▶ [Aim]: Faithfully return all lines, omitting every embedded picture.

▶ [Material]:

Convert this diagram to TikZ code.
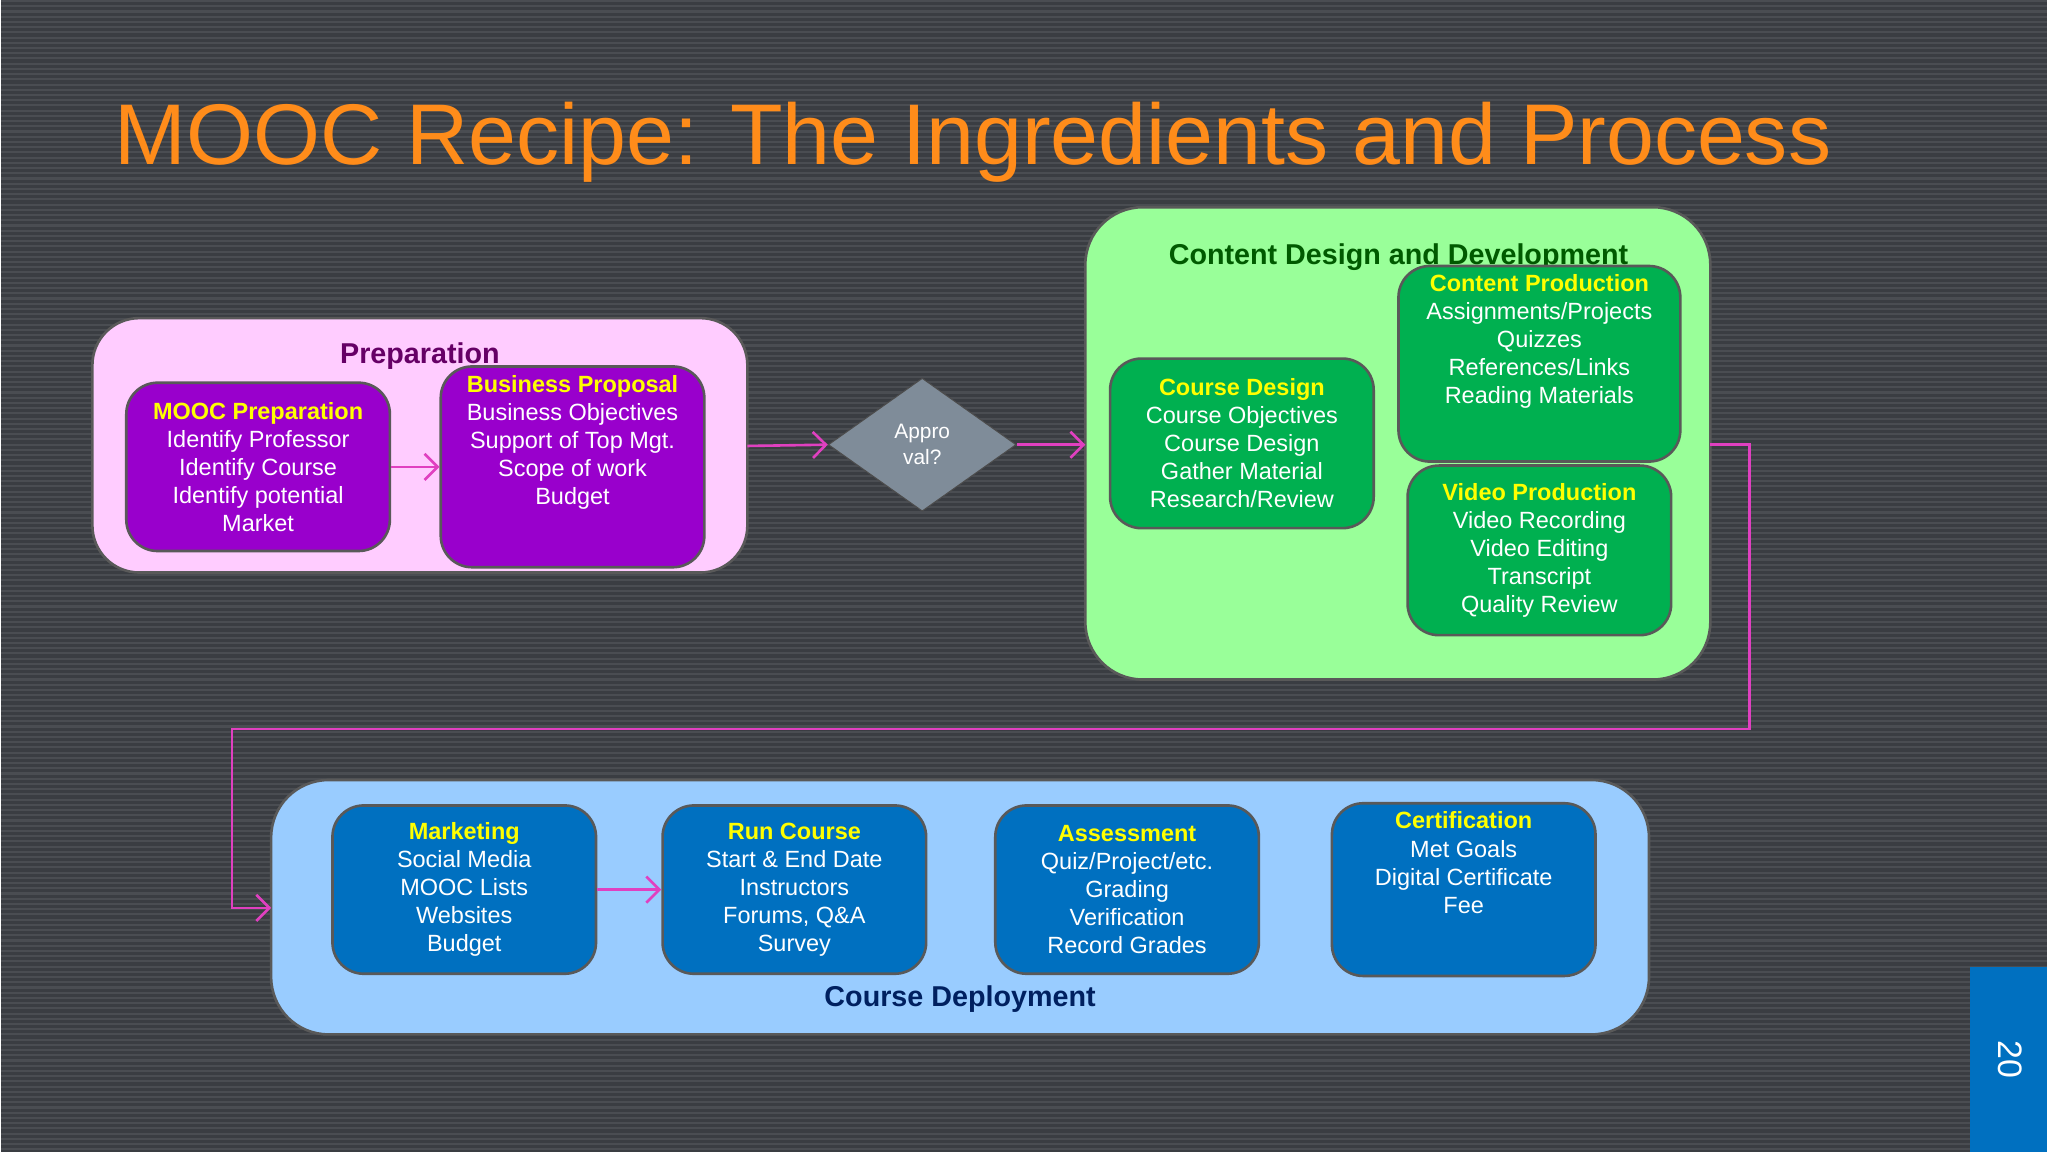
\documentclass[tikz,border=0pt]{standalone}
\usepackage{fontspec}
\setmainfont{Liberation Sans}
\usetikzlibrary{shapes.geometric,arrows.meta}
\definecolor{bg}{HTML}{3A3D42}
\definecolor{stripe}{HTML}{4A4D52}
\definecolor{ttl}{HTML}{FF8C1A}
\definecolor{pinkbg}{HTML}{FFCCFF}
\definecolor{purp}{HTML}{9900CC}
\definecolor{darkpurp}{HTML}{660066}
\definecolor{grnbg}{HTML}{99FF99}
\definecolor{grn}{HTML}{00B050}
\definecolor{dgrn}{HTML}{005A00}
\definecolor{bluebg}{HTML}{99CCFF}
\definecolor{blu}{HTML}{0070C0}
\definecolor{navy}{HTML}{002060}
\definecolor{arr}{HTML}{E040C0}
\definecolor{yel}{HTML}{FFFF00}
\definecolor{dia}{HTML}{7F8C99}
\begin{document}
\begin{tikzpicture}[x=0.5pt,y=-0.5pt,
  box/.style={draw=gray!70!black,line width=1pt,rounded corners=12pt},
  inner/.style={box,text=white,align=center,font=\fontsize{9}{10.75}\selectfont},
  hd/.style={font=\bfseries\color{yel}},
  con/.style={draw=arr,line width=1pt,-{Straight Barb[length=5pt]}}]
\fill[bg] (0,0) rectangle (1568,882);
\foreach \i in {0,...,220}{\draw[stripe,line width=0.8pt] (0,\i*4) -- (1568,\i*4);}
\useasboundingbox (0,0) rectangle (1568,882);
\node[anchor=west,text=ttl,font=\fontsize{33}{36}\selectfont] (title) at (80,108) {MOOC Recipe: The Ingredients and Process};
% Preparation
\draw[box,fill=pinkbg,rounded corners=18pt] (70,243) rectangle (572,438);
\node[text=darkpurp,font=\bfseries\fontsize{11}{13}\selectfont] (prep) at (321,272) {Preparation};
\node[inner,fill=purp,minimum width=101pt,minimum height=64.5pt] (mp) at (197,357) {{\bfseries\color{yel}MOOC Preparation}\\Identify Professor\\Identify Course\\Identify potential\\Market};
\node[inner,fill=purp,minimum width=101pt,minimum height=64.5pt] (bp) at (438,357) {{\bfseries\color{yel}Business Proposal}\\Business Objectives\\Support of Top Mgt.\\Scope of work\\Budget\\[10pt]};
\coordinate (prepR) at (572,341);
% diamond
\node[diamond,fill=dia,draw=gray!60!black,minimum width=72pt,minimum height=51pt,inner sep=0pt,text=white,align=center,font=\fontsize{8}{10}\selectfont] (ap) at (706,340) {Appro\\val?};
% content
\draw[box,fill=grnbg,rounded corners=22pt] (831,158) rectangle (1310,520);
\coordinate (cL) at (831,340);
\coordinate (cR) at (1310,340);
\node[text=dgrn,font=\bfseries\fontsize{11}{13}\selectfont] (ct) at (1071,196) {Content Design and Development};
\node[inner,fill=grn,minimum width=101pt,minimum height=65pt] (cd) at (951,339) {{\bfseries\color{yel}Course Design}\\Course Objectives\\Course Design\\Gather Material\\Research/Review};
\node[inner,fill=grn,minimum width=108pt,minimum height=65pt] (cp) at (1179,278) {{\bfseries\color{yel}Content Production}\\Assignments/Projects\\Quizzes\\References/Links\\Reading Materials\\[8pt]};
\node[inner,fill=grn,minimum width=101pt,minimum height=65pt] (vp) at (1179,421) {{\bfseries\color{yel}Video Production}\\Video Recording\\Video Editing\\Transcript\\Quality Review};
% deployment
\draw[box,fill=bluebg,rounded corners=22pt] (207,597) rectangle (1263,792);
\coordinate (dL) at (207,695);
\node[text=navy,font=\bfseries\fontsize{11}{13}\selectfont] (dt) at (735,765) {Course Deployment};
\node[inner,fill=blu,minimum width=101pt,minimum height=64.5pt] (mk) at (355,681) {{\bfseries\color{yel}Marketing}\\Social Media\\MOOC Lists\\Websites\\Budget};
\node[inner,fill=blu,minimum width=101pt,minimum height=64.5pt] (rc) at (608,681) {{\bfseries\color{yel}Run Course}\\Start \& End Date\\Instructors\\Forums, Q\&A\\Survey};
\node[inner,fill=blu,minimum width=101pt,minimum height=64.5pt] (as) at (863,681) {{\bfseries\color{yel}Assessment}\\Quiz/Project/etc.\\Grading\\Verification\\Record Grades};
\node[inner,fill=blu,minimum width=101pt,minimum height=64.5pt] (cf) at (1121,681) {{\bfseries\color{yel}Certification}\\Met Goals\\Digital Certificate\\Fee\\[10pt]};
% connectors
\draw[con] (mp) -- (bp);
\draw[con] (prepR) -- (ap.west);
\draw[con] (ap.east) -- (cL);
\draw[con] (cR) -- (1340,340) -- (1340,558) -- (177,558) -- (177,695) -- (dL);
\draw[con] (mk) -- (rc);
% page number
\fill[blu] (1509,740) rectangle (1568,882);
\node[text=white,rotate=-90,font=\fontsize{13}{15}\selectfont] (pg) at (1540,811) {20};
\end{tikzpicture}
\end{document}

▶ [Output of the task]:
Convert this diagram to TikZ code.
\documentclass[tikz,border=0pt]{standalone}
\usepackage{fontspec}
\setmainfont{Liberation Sans}
\usetikzlibrary{shapes.geometric,arrows.meta}
\definecolor{bg}{HTML}{3A3D42}
\definecolor{stripe}{HTML}{4A4D52}
\definecolor{ttl}{HTML}{FF8C1A}
\definecolor{pinkbg}{HTML}{FFCCFF}
\definecolor{purp}{HTML}{9900CC}
\definecolor{darkpurp}{HTML}{660066}
\definecolor{grnbg}{HTML}{99FF99}
\definecolor{grn}{HTML}{00B050}
\definecolor{dgrn}{HTML}{005A00}
\definecolor{bluebg}{HTML}{99CCFF}
\definecolor{blu}{HTML}{0070C0}
\definecolor{navy}{HTML}{002060}
\definecolor{arr}{HTML}{E040C0}
\definecolor{yel}{HTML}{FFFF00}
\definecolor{dia}{HTML}{7F8C99}
\begin{document}
\begin{tikzpicture}[x=0.5pt,y=-0.5pt,
  box/.style={draw=gray!70!black,line width=1pt,rounded corners=12pt},
  inner/.style={box,text=white,align=center,font=\fontsize{9}{10.75}\selectfont},
  hd/.style={font=\bfseries\color{yel}},
  con/.style={draw=arr,line width=1pt,-{Straight Barb[length=5pt]}}]
\fill[bg] (0,0) rectangle (1568,882);
\foreach \i in {0,...,220}{\draw[stripe,line width=0.8pt] (0,\i*4) -- (1568,\i*4);}
\useasboundingbox (0,0) rectangle (1568,882);
\node[anchor=west,text=ttl,font=\fontsize{33}{36}\selectfont] (title) at (80,108) {MOOC Recipe: The Ingredients and Process};
% Preparation
\draw[box,fill=pinkbg,rounded corners=18pt] (70,243) rectangle (572,438);
\node[text=darkpurp,font=\bfseries\fontsize{11}{13}\selectfont] (prep) at (321,272) {Preparation};
\node[inner,fill=purp,minimum width=101pt,minimum height=64.5pt] (mp) at (197,357) {{\bfseries\color{yel}MOOC Preparation}\\Identify Professor\\Identify Course\\Identify potential\\Market};
\node[inner,fill=purp,minimum width=101pt,minimum height=64.5pt] (bp) at (438,357) {{\bfseries\color{yel}Business Proposal}\\Business Objectives\\Support of Top Mgt.\\Scope of work\\Budget\\[10pt]};
\coordinate (prepR) at (572,341);
% diamond
\node[diamond,fill=dia,draw=gray!60!black,minimum width=72pt,minimum height=51pt,inner sep=0pt,text=white,align=center,font=\fontsize{8}{10}\selectfont] (ap) at (706,340) {Appro\\val?};
% content
\draw[box,fill=grnbg,rounded corners=22pt] (831,158) rectangle (1310,520);
\coordinate (cL) at (831,340);
\coordinate (cR) at (1310,340);
\node[text=dgrn,font=\bfseries\fontsize{11}{13}\selectfont] (ct) at (1071,196) {Content Design and Development};
\node[inner,fill=grn,minimum width=101pt,minimum height=65pt] (cd) at (951,339) {{\bfseries\color{yel}Course Design}\\Course Objectives\\Course Design\\Gather Material\\Research/Review};
\node[inner,fill=grn,minimum width=108pt,minimum height=65pt] (cp) at (1179,278) {{\bfseries\color{yel}Content Production}\\Assignments/Projects\\Quizzes\\References/Links\\Reading Materials\\[8pt]};
\node[inner,fill=grn,minimum width=101pt,minimum height=65pt] (vp) at (1179,421) {{\bfseries\color{yel}Video Production}\\Video Recording\\Video Editing\\Transcript\\Quality Review};
% deployment
\draw[box,fill=bluebg,rounded corners=22pt] (207,597) rectangle (1263,792);
\coordinate (dL) at (207,695);
\node[text=navy,font=\bfseries\fontsize{11}{13}\selectfont] (dt) at (735,765) {Course Deployment};
\node[inner,fill=blu,minimum width=101pt,minimum height=64.5pt] (mk) at (355,681) {{\bfseries\color{yel}Marketing}\\Social Media\\MOOC Lists\\Websites\\Budget};
\node[inner,fill=blu,minimum width=101pt,minimum height=64.5pt] (rc) at (608,681) {{\bfseries\color{yel}Run Course}\\Start \& End Date\\Instructors\\Forums, Q\&A\\Survey};
\node[inner,fill=blu,minimum width=101pt,minimum height=64.5pt] (as) at (863,681) {{\bfseries\color{yel}Assessment}\\Quiz/Project/etc.\\Grading\\Verification\\Record Grades};
\node[inner,fill=blu,minimum width=101pt,minimum height=64.5pt] (cf) at (1121,681) {{\bfseries\color{yel}Certification}\\Met Goals\\Digital Certificate\\Fee\\[10pt]};
% connectors
\draw[con] (mp) -- (bp);
\draw[con] (prepR) -- (ap.west);
\draw[con] (ap.east) -- (cL);
\draw[con] (cR) -- (1340,340) -- (1340,558) -- (177,558) -- (177,695) -- (dL);
\draw[con] (mk) -- (rc);
% page number
\fill[blu] (1509,740) rectangle (1568,882);
\node[text=white,rotate=-90,font=\fontsize{13}{15}\selectfont] (pg) at (1540,811) {20};
\end{tikzpicture}
\end{document}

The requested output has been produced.